It's Friday afternoon and I am looking forward to the next 24 hours of my life. It really has nothing to do with the nature of the activities (even though I'll enjoy them) as I am getting better at not letting activities or circumstances dictate my mood. I believe I am excited about the next 24 hours of my life because one of the God given deeper longings of my heart will be met. Before I share what I will be doing, let me back up the train of life a bit for some background...
A number of years ago, I came to the place in my life where I realized that who I am in Christ and who I am as both a husband and a father far outweighs my successes or failures as a pastor. Therefore, even though the church is very important to me and working long hard hours for the cause of Christ within the local church context is welcomed, it no longer controls my sense of identity (most days). I am learning to stand up for myself and say "No" at the risk of upsetting people as it has become necessary in order to protect the deeper, more important aspects of my life as a Christ follower.

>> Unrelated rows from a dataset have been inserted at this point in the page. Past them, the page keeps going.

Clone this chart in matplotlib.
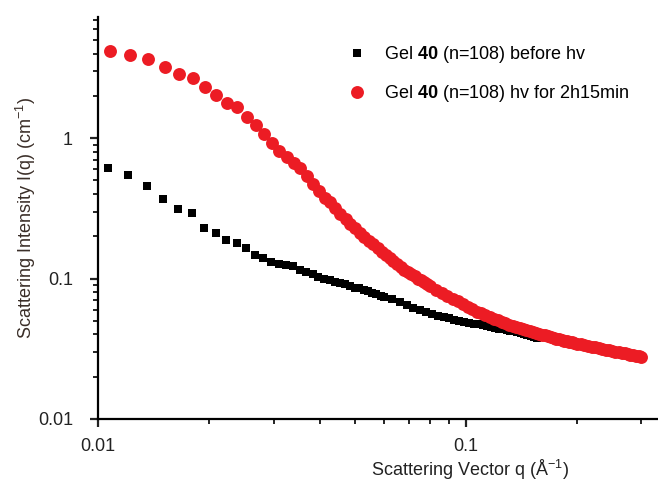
import matplotlib
matplotlib.use("Agg")
from matplotlib import pyplot as plt
from matplotlib.ticker import LogLocator, FixedLocator, FixedFormatter, NullFormatter

plt.rcParams['font.family'] = ['Liberation Sans', 'DejaVu Sans']
plt.rcParams['mathtext.fontset'] = 'custom'
plt.rcParams['mathtext.rm'] = 'Liberation Sans'
plt.rcParams['mathtext.bf'] = 'Liberation Sans:bold'


# --------------------------------------------------------------------------------------------------------------------
# data

q_before = [0.01065, 0.0121, 0.0136, 0.0150, 0.0165, 0.0180, 0.0194, 0.0209, 0.0223, 0.0238,
            0.0252, 0.0267, 0.0281, 0.0296, 0.0310, 0.0325, 0.0339, 0.0354, 0.0368, 0.0383,
            0.0397, 0.0412, 0.0426, 0.0441, 0.0455, 0.0470, 0.0484, 0.0499, 0.0513, 0.0528,
            0.0542, 0.0557, 0.0571, 0.0586, 0.0600, 0.0630, 0.0660, 0.0690, 0.0720, 0.0750,
            0.0780, 0.0810, 0.0840, 0.0870, 0.0900, 0.0930, 0.0960, 0.0990, 0.1020, 0.1050,
            0.1080, 0.1110, 0.1140, 0.1170, 0.1200, 0.1230, 0.1260, 0.1290, 0.1320, 0.1350,
            0.1380, 0.1410, 0.1440, 0.1470, 0.1500, 0.1530, 0.1560]

i_before = [0.61, 0.544, 0.454, 0.367, 0.311, 0.291, 0.231, 0.212, 0.188, 0.178,
            0.164, 0.147, 0.139, 0.131, 0.128, 0.124, 0.122, 0.116, 0.111, 0.107,
            0.102, 0.100, 0.098, 0.095, 0.093, 0.091, 0.088, 0.086, 0.085, 0.083,
            0.081, 0.079, 0.078, 0.075, 0.074, 0.071, 0.068, 0.065, 0.062, 0.060,
            0.058, 0.056, 0.0545, 0.053, 0.052, 0.0508, 0.0498, 0.0490, 0.0484, 0.0478,
            0.0472, 0.0466, 0.0459, 0.0452, 0.0446, 0.0440, 0.0435, 0.0430, 0.0426, 0.0421,
            0.0415, 0.0408, 0.0401, 0.0394, 0.0387, 0.0381, 0.0377]

q_after = [0.0108, 0.0122, 0.0137, 0.0152, 0.0166, 0.0181, 0.0195, 0.0209, 0.0224, 0.0238,
           0.0254, 0.0268, 0.0282, 0.0297, 0.0311, 0.0326, 0.0340, 0.0355, 0.0369, 0.0384,
           0.0398, 0.0413, 0.0427, 0.0442, 0.0456, 0.0471, 0.0485, 0.0500, 0.0515, 0.0530,
           0.0545, 0.0560, 0.0575, 0.0590, 0.0605, 0.0620, 0.0635, 0.0650, 0.0665, 0.0680,
           0.0695, 0.0710, 0.0725, 0.0740, 0.0755, 0.0770, 0.0785, 0.0800, 0.083, 0.086,
           0.089, 0.092, 0.095, 0.098, 0.101, 0.104, 0.107, 0.110, 0.113, 0.116,
           0.119, 0.122, 0.125, 0.128, 0.131, 0.134, 0.137, 0.140, 0.143, 0.146,
           0.149, 0.152, 0.155, 0.158, 0.161, 0.164, 0.167, 0.170, 0.173, 0.176,
           0.179, 0.182, 0.185, 0.188, 0.191, 0.194, 0.197, 0.200, 0.205, 0.210,
           0.215, 0.220, 0.225, 0.230, 0.235, 0.240, 0.245, 0.250, 0.255, 0.260,
           0.265, 0.270, 0.275, 0.280, 0.285, 0.290, 0.295, 0.300]

i_after = [4.18, 3.92, 3.67, 3.21, 2.86, 2.68, 2.31, 2.03, 1.78, 1.66,
           1.41, 1.24, 1.08, 0.93, 0.81, 0.74, 0.67, 0.61, 0.54, 0.47,
           0.42, 0.375, 0.35, 0.32, 0.29, 0.265, 0.245, 0.228, 0.212, 0.198,
           0.186, 0.175, 0.164, 0.155, 0.147, 0.140, 0.133, 0.127, 0.121, 0.116,
           0.112, 0.108, 0.104, 0.100, 0.097, 0.094, 0.091, 0.088, 0.083, 0.079,
           0.075, 0.072, 0.069, 0.066, 0.063, 0.061, 0.058, 0.0565, 0.0548, 0.0533,
           0.0518, 0.0505, 0.0493, 0.0481, 0.0470, 0.0460, 0.0452, 0.0444, 0.0436, 0.0429,
           0.0422, 0.0416, 0.0410, 0.0404, 0.0398, 0.0393, 0.0388, 0.0383, 0.0378, 0.0374,
           0.0370, 0.0366, 0.0362, 0.0358, 0.0354, 0.0351, 0.0347, 0.0344, 0.0340, 0.0336,
           0.0331, 0.0327, 0.0323, 0.0319, 0.0316, 0.0312, 0.0308, 0.0305, 0.0302, 0.0299,
           0.0296, 0.0293, 0.0290, 0.0287, 0.0284, 0.0282, 0.0279, 0.0277]

label_before = r"Gel $\mathbf{40}$ (n=108) before hv"
label_after = r"Gel $\mathbf{40}$ (n=108) hv for 2h15min"

x_ticks = [0.01, 0.1]
x_tick_labels = ["0.01", "0.1"]
y_ticks = [0.01, 0.1, 1]
y_tick_labels = ["0.01", "0.1", "1"]

RED = '#ec1c24'


# --------------------------------------------------------------------------------------------------------------------

fig = plt.figure(figsize=(6.58, 4.86), dpi=100)
ax = fig.add_axes([0.149, 0.138, 0.849, 0.827])

ax.plot(q_before, i_before, linestyle='none', marker='s', markersize=5.4, color='black',
        markeredgewidth=0, label=label_before)
ax.plot(q_after, i_after, linestyle='none', marker='o', markersize=9.3, color=RED,
        markeredgewidth=0, label=label_after)

ax.set_xscale('log')
ax.set_yscale('log')
ax.set_xlim(0.01, 0.33)
ax.set_ylim(0.01, 7.3)

# spines...
for side in ('top', 'right'):
    ax.spines[side].set_visible(False)
for side in ('left', 'bottom'):
    ax.spines[side].set_linewidth(1.6)

# ticks...
ax.xaxis.set_major_locator(FixedLocator(x_ticks))
ax.xaxis.set_major_formatter(FixedFormatter(x_tick_labels))
ax.xaxis.set_minor_locator(LogLocator(base=10, subs=range(2, 10)))
ax.xaxis.set_minor_formatter(NullFormatter())

ax.yaxis.set_major_locator(FixedLocator(y_ticks))
ax.yaxis.set_major_formatter(FixedFormatter(y_tick_labels))
ax.yaxis.set_minor_locator(LogLocator(base=10, subs=range(2, 10)))
ax.yaxis.set_minor_formatter(NullFormatter())

ax.tick_params(which='major', direction='out', length=6, width=1.6, labelsize=13, colors='#222222')
ax.tick_params(which='minor', direction='out', length=3.5, width=1.4, colors='#222222')
ax.tick_params(axis='x', which='major', pad=8)
ax.tick_params(axis='y', which='major', pad=12)

# labels...
ax.set_xlabel(r"Scattering Vector q ($\mathrm{\AA}^{-1}$)", fontsize=13, color='#222222')
ax.xaxis.set_label_coords(0.666, -0.098)
ax.set_ylabel(r"Scattering Intensity I(q) (cm$^{-1}$)", fontsize=13, color='#3a2e28')
ax.yaxis.set_label_coords(-0.107, 0.5)

# legend...
ax.legend(loc='upper left', bbox_to_anchor=(0.418, 0.973), frameon=False, fontsize=13,
          handlelength=1.0, handletextpad=1.0, labelspacing=1.0, markerscale=1.0)

fig.savefig("out.png", dpi=100, facecolor='white')
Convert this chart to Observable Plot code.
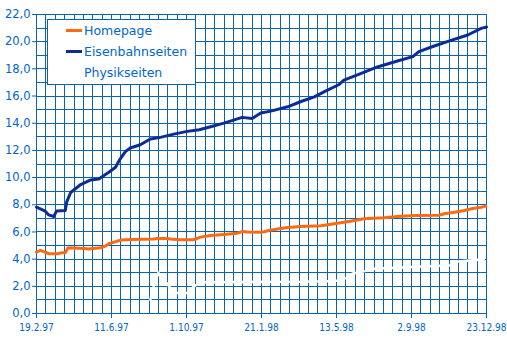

Thus... I am very excited about the next 24 hours of my life because I will be able to focus on being the husband of Susan and the father of Josh and Emma as we have our family night (Five Guys burgers and Christmas Carol movie). We then will spend most of Saturday at a basketball tournament whereby I will be able to spend some daddy - daughter time in the stands with Emma while watching my son play and my wife coach her team. It's a chance for me to not be Pastor Tim but rather a proud husband and dad while spending time with the very ones God has entrusted me to lead first.
I need to get better at this... but I think 24 hour periods of time like today's are positive steps in securing my identity in Christ with His priorities guiding me.